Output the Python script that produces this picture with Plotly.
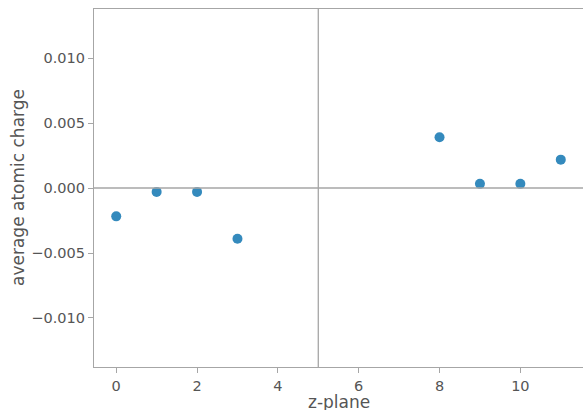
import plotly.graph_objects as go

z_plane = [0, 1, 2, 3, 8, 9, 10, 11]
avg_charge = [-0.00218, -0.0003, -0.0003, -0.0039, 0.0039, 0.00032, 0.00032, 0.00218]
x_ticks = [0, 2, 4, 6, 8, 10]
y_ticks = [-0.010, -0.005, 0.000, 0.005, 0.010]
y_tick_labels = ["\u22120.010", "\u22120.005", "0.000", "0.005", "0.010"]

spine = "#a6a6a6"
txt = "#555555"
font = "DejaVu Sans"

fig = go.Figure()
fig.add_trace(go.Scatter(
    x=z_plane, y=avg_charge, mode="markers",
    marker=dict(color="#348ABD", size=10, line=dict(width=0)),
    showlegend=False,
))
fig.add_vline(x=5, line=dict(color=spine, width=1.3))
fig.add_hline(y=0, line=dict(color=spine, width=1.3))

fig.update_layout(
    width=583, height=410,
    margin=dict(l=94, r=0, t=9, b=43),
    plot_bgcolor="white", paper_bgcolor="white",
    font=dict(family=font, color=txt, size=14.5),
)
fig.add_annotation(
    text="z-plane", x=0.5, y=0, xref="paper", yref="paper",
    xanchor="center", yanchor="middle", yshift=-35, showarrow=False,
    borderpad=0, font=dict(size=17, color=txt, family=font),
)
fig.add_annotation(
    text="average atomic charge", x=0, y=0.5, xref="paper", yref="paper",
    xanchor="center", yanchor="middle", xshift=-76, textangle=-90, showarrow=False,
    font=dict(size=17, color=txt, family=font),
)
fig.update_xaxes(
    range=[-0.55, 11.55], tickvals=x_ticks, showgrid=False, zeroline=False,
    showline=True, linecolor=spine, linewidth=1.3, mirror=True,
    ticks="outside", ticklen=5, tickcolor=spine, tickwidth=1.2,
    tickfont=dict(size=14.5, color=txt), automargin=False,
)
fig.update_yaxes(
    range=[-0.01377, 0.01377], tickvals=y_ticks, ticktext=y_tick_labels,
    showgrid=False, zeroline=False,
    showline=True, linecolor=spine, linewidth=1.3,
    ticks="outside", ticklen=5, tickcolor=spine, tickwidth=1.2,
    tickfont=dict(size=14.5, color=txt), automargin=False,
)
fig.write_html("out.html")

★ ★ ★ ★ ★

Write out an exact copy of the listing, first line through the line containing "fig.add_hline(y=0, line=dict(color=spine, width=1.3))", with the pictures left out.

Exercise output>
Output the Python script that produces this picture with Plotly.
import plotly.graph_objects as go

z_plane = [0, 1, 2, 3, 8, 9, 10, 11]
avg_charge = [-0.00218, -0.0003, -0.0003, -0.0039, 0.0039, 0.00032, 0.00032, 0.00218]
x_ticks = [0, 2, 4, 6, 8, 10]
y_ticks = [-0.010, -0.005, 0.000, 0.005, 0.010]
y_tick_labels = ["\u22120.010", "\u22120.005", "0.000", "0.005", "0.010"]

spine = "#a6a6a6"
txt = "#555555"
font = "DejaVu Sans"

fig = go.Figure()
fig.add_trace(go.Scatter(
    x=z_plane, y=avg_charge, mode="markers",
    marker=dict(color="#348ABD", size=10, line=dict(width=0)),
    showlegend=False,
))
fig.add_vline(x=5, line=dict(color=spine, width=1.3))
fig.add_hline(y=0, line=dict(color=spine, width=1.3))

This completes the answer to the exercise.